I vowed never to see a movie with them again!

Besides the situationally scary ending, I liked the movie, and the idea that our Earth bacteria could kill aliens was something I had not considered before.

Now, where is this story going?

Today, in a much scarier reality, doctors have identified bacteria that could not only kill aliens, but is killing thousands of people due to its resistance to antibiotics.

In January 2017, the CDC announced that a woman in Nevada had died from an infection resistant to every available antibiotic. Image credit

The woman picked up a germ from a group of microbes called carbapenem-resistant Enterobacteriacase (CRE) after breaking her leg and spending time in a hospital in India. Tests showed that none of the 26 antibiotics typically used to treat this type of infection would have cured her.

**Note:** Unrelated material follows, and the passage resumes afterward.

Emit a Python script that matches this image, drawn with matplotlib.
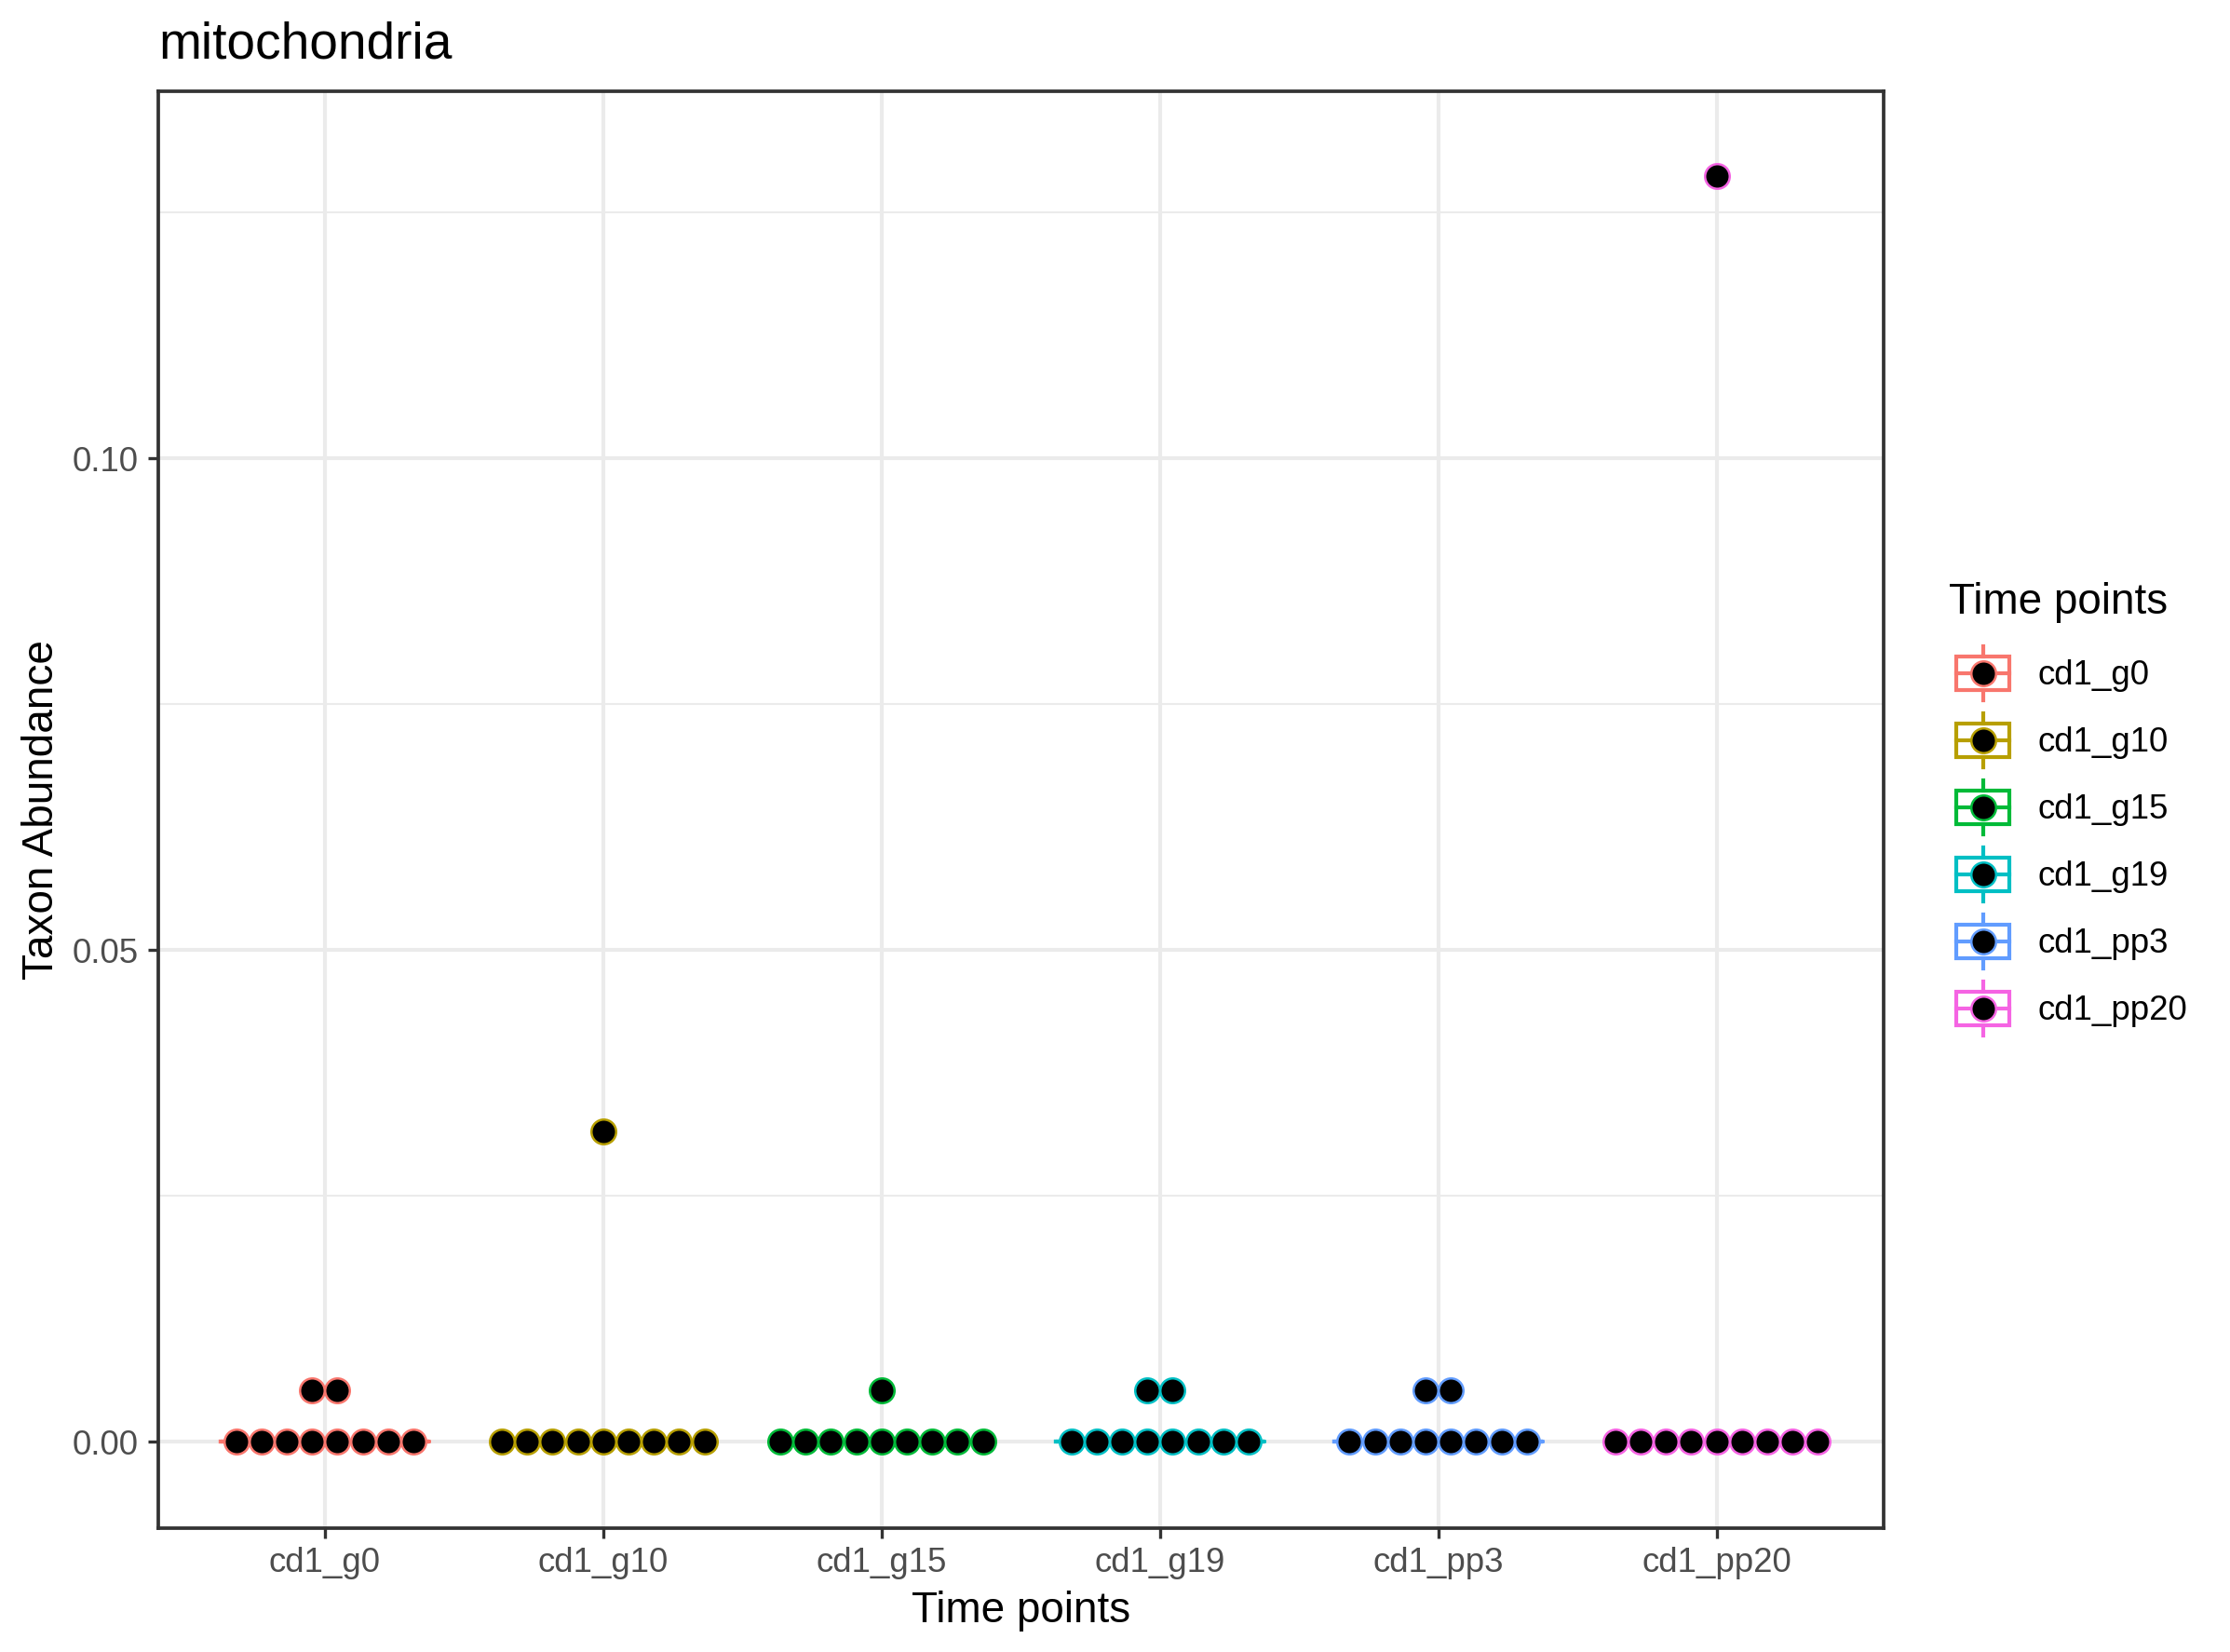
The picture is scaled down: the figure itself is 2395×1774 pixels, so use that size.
import numpy as np
import matplotlib.pyplot as plt
from matplotlib.patches import Rectangle

plt.rcParams['font.family'] = ['Liberation Sans', 'DejaVu Sans']

# data
categories = ['cd1_g0', 'cd1_g10', 'cd1_g15', 'cd1_g19', 'cd1_pp3', 'cd1_pp20']
colors = ['#F8766D', '#B79F00', '#00BA38', '#00BFC4', '#619CFF', '#F564E3']
g0 = [0, 0, 0, 0, 0, 0, 0, 0, 0.0052, 0.0052]
g10 = [0, 0, 0, 0, 0, 0, 0, 0, 0, 0.0315]
g15 = [0, 0, 0, 0, 0, 0, 0, 0, 0, 0.0052]
g19 = [0, 0, 0, 0, 0, 0, 0, 0, 0.0052, 0.0052]
pp3 = [0, 0, 0, 0, 0, 0, 0, 0, 0.0052, 0.0052]
pp20 = [0, 0, 0, 0, 0, 0, 0, 0, 0, 0.1287]
abundance = [g0, g10, g15, g19, pp3, pp20]
yticks = [0.00, 0.05, 0.10]
ytick_labels = ['0.00', '0.05', '0.10']
yminor = [0.025, 0.075, 0.125]

# layout (pixels)
W, H, DPI = 2395, 1774, 300
L, R, T, B = 169.5, 2023, 98.3, 1640.7
pt = 72 / DPI  # px -> pt

fig = plt.figure(figsize=(W / DPI, H / DPI), dpi=DPI)
ax = fig.add_axes([L / W, 1 - B / H, (R - L) / W, (B - T) / H])
ax.set_xlim(0.4, 6.6)
ax.set_ylim(-0.00878, 0.13733)

x = np.arange(1, len(categories) + 1)
ax.set_xticks(x)
ax.set_xticklabels(categories)
ax.set_yticks(yticks)
ax.set_yticklabels(ytick_labels)
ax.set_yticks(yminor, minor=True)
ax.set_axisbelow(True)
ax.grid(which='major', color='#EBEBEB', lw=1.0)
ax.grid(which='minor', axis='y', color='#EBEBEB', lw=0.5)
ax.tick_params(which='major', length=2.75, width=0.8, color='#333333',
               labelsize=8.8, labelcolor='#4D4D4D', pad=2.2)
ax.tick_params(which='minor', length=0)
for s in ax.spines.values():
    s.set_color('#333333')
    s.set_linewidth(0.9)

# boxplots (collapse to zero)
bp = ax.boxplot(abundance, positions=x, widths=0.75, showfliers=False,
                showcaps=False, manage_ticks=False)
for i, c in enumerate(colors):
    bp['boxes'][i].set(color=c, lw=1.0)
    bp['medians'][i].set(color=c, lw=1.0)
    bp['whiskers'][2 * i].set(color=c, lw=1.0)
    bp['whiskers'][2 * i + 1].set(color=c, lw=1.0)

# dot stacks, centred on each category
px_per_unit = (R - L) / 6.2
dx = 27.2 / px_per_unit
ms, mew = 26.5 * pt, 2.5 * pt
for i, vals in enumerate(abundance):
    vals = np.array(vals)
    for v in np.unique(vals):
        n = int(np.sum(vals == v))
        off = (np.arange(n) - (n - 1) / 2) * dx
        ax.plot(x[i] + off, np.full(n, v), 'o', ms=ms, mfc='black', mec=colors[i],
                mew=mew, zorder=3, clip_on=False)

# texts and legend in pixel coordinates
lax = fig.add_axes([0, 0, 1, 1])
lax.set_xlim(0, W)
lax.set_ylim(H, 0)
lax.axis('off')
lax.text(L + 1, 62.7, 'mitochondria', fontsize=13.2, va='baseline', ha='left')
lax.text((L + R) / 2, 1741.7, 'Time points', fontsize=11, va='baseline', ha='center')
lax.text(57, (T + B) / 2, 'Taxon Abundance', fontsize=11, rotation=90,
         rotation_mode='anchor', va='baseline', ha='center')

lax.text(2093, 659, 'Time points', fontsize=11, va='baseline', ha='left')
key = 72
cx = 2129.5
for k, (name, c) in enumerate(zip(categories, colors)):
    cy = 722.7 + k * key
    lax.add_patch(Rectangle((cx - 0.4 * key, cy - 0.25 * key), 0.8 * key, 0.5 * key,
                            fill=False, ec=c, lw=1.0))
    lax.plot([cx - 0.4 * key, cx + 0.4 * key], [cy, cy], color=c, lw=1.0)
    lax.plot([cx, cx], [cy - 0.4 * key, cy - 0.25 * key], color=c, lw=1.0)
    lax.plot([cx, cx], [cy + 0.25 * key, cy + 0.4 * key], color=c, lw=1.0)
    lax.plot([cx], [cy], 'o', ms=ms, mfc='black', mec=c, mew=mew)
    lax.text(2188, cy + 12.5, name, fontsize=8.8, va='baseline', ha='left')

fig.savefig('out.png', dpi=DPI)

Pan-resistant bacteria have infected people in the United before. “It’s not the first time that there has been an untreatable bacterial infection in the US,” says James Hughes, co-director of the Emory Antibiotic Resistance Center in Atlanta. “This particular case… is an extreme example of how bad it can get.”

Germs can mutate to become resistant to a given antibiotic or pick up resistance-granting genes from other species. There is an increase in the number of bacteria resistant to top-shelf antibiotics like the colistin and carbapenem class. These last line of dense drugs cause other problems, like kidney damage, in patients.

While bacteria resistant to colistin was identified in 2015 and carbapenem-resistant bacteria was discovered just last December, not all developing bacteria are necessarily resistant to all types of antibiotics. The fear is that superbugs develop that can combine everything doctors are able to treat it with, as was the case for the women in Nevada.

Deadly cases of antibiotic-resistant bacteria are still rare. At least 2 million people came down with an antibiotic resistant infection in America last year and of those cases, 23,000 died. These cases are expensive and time-consuming. Doctors may not know the bacteria is resistant until an antibiotic is prescribed and it doesn’t work. This gives the infection more time to progress.

Superbugs tend to only affect already sick or weakened people. There have been several rare cases of otherwise healthy people becoming infected and we do not know how many people are serving as “hosts” and will spread the infection to others.

According to scientists, it’s hard to predict how much worse antibiotic-resistant bacteria could get. They do know that if something isn’t done soon, minor injuries and common medical procedures like C-sections and hip replacements will become much more dangerous and tuberculosis and gonorrhea could become untreatable.

Right now, scientists are tracking which bacteria are developing resistance to antibiotics, which will help epidemiologists respond to outbreaks.

In the meantime, everyone needs to be conscious of prevention efforts such as basic hygiene, as well as using antibiotics more responsibly and curtailing their use in farm animals. In addition, there needs to be incentives for drug companies to develop new antibiotics, alternative treatments, and methods to diagnose infections more quickly.

“We’ll never totally eliminate the problem of antibiotic resistance,” Hughes says. “But we can do a heck of a lot better in terms of being prepared to detect it, respond to it, treat it effectively and prevent much of the… potential future increases in the problem.”